The next and most difficult step is the tip-to-tip reinforcement. I’m using Aeropoxy PR2032/PH3660 with 2 layers of 5.7oz Bidirectional plain weave Carbon Fiber purchased from Aircraft Spruce.
I created a paper pattern using a printout of the fin and a lot of math. I made 3 copies of each pattern, and taped them to the cloth.
The first layer is half the size of the second layer, which creates a flutter resistant reinforcement.
All 6 pieces were then cut out of the cloth.
We encountered some problems here, since the original idea was to cut around the cloth and leave a bit of tape to prevent fraying. However, we soon discovered that trying to take the tape off resulted in more fraying than would have happened if we had just cut on the inside of the line. The next 5 pieces were carefully cut about 1/32″ inside the paper pattern.
Here’s what the top pattern looks like when all is said and done.
The first step was to clean the airframe and fin surfaces with IPA. After this point, the airframe was not touched with bare hands until the process was complete.
The next step was to mix up some Aeropoxy ES6209 for fillets.

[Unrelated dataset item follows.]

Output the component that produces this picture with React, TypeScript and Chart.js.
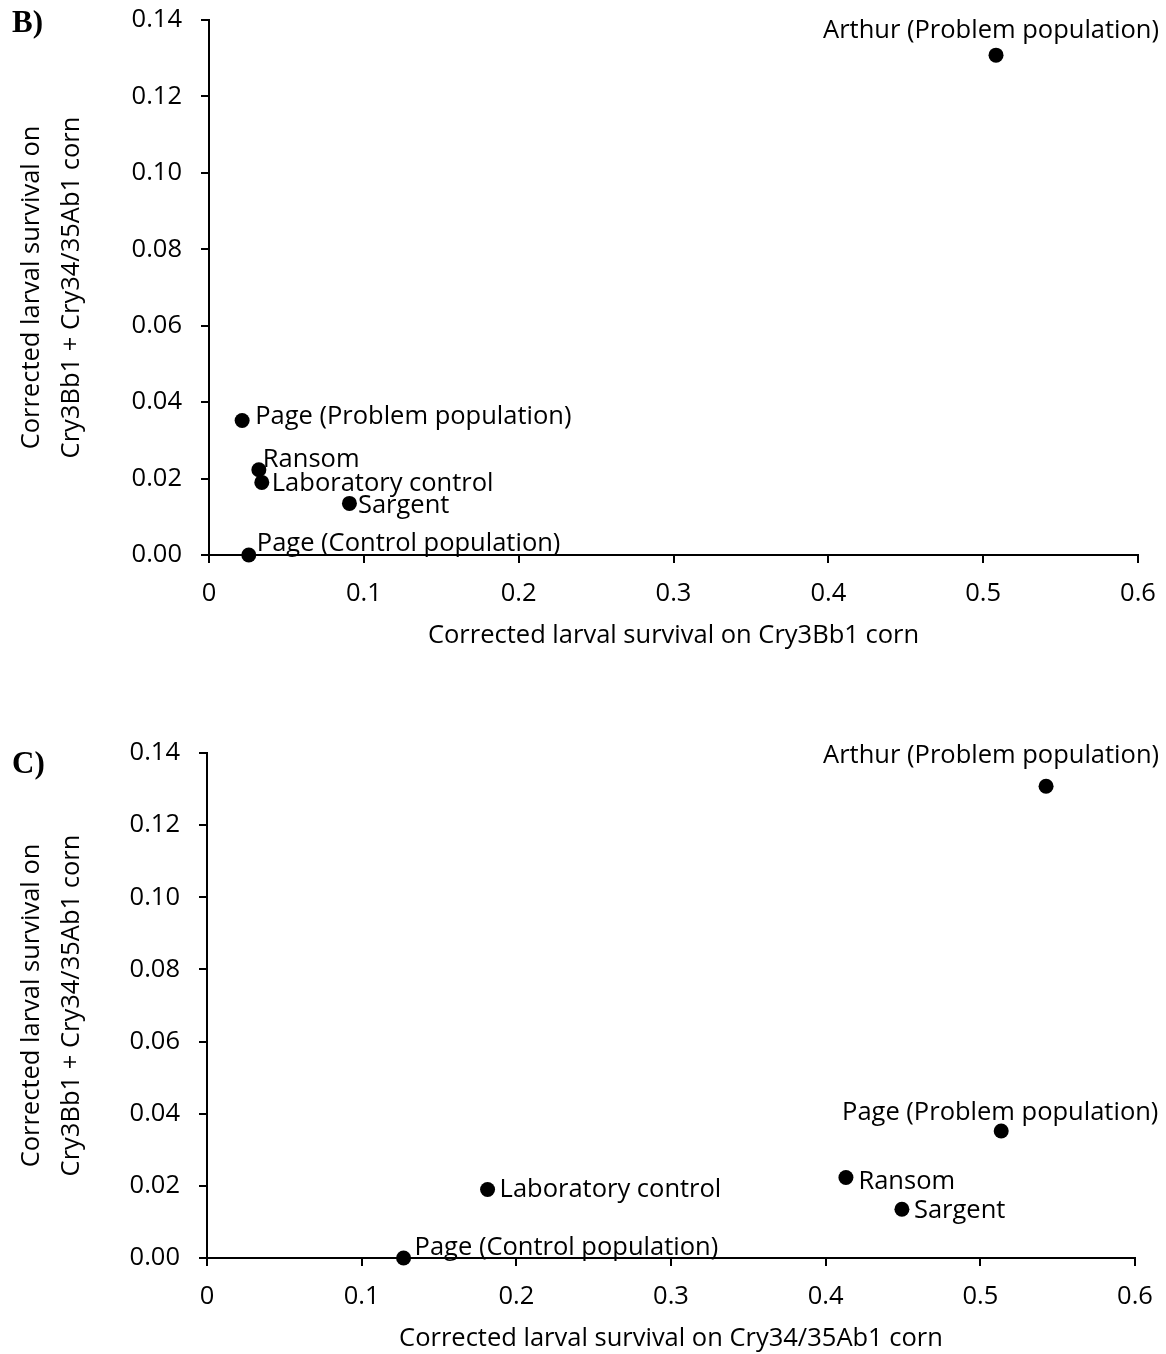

I made a 1 and a half gram batch, which ended up being almost perfect for what I needed.
After waiting about 2 hours for the Aeropoxy to start to cure, or “go green”, we started the layup.
I painted some PR2032/PH3660 on the surface and then laid the cloth.
I then painted enough epoxy to wet out the first layer, and then laid the second layer.
After the entire 12.7 gram batch had been used up, I laid some 0.0005″ mylar over the surface. Mylar is a great peel-ply material because it doesn’t stick to epoxy when the epoxy is cured, but it sticks down when the epoxy is wet. It also leaves an incredible shiny surface which looks great and requires minimal finishing.
We put about 33lbs of lead weights onto the mylar to compress the layup. This technique is essentially the best way to do a layup without having to use a vacuum bag.
After waiting the ~6 hour cure time, I peeled back the mylar.
The resulting finish is pretty good. It’s certainly not the best I’ve ever seen, but it’s extremely strong and that’s what’s important for this project.
Now, repeat all of that twice more, and the most tedious step can begin – SANDING!